I have been journaling a lot again and realizing (as I always do) that it is still the only way I seem to be able to get a handle on the overwhelming amount of contradictory thoughts and feelings I have while in a time of extreme transition.
I am thinking about which story to focus on finishing next. I thought of a new idea for a collection of shorts. I’m feeling really determined to finish something small in the next few months. I’ve been terrible at keeping up with correspondence. I keep telling myself I’ll get better at that.
This Saturday, M and I are going to see a five and a half hour screening of Abel Gance’s Napolean. I am feeling a crazy amount of excitement about this. I had read about this film years ago in my film history class and never thought I’d get to see it. I have a feeling it’s going to surpass the definition of epic.

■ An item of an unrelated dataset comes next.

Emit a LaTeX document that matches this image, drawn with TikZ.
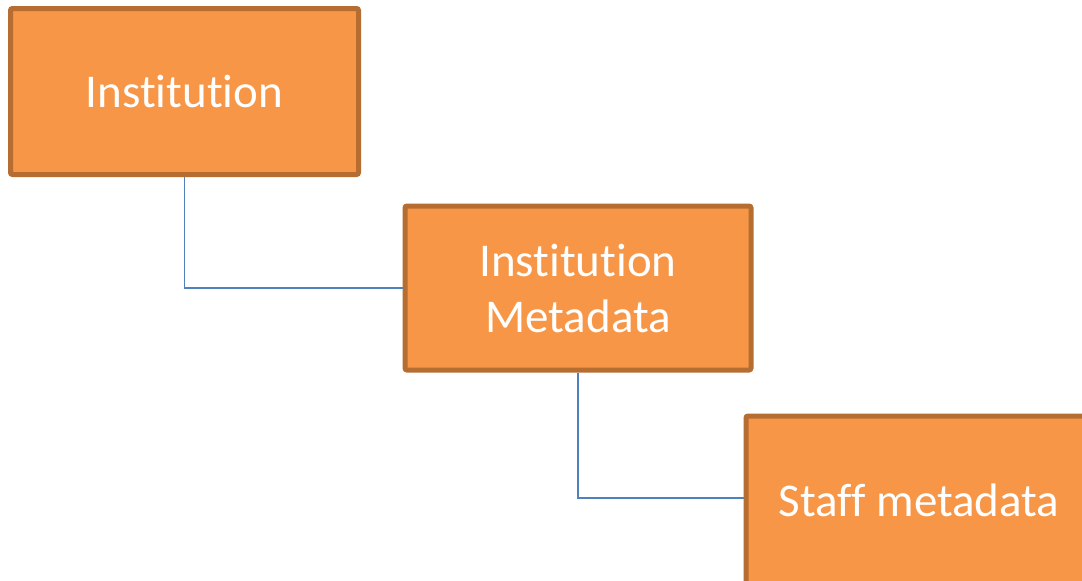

I’m slowly but surely reading Carson McCuller’s The Member of the Wedding. So far, I am captivated by her ability to capture the emotional intensity of the preteen years. However, the way in which she writes about the protagonist’s longing and frustration with the world around her, and more apparently herself, transcends age. I am kind of in love with Frankie right now and am really curious to see where Part II goes.
Additionally: There are all the things you could have said and wish you wouldn’t have said and the things you said that really meant something to you and weren’t heard in the way you heard them yourself.
I bought Power by Bertrand Russell after reading The Conquest of Happiness several months ago. I keep opening it and closing it, wondering when the right time to read it will finally come along.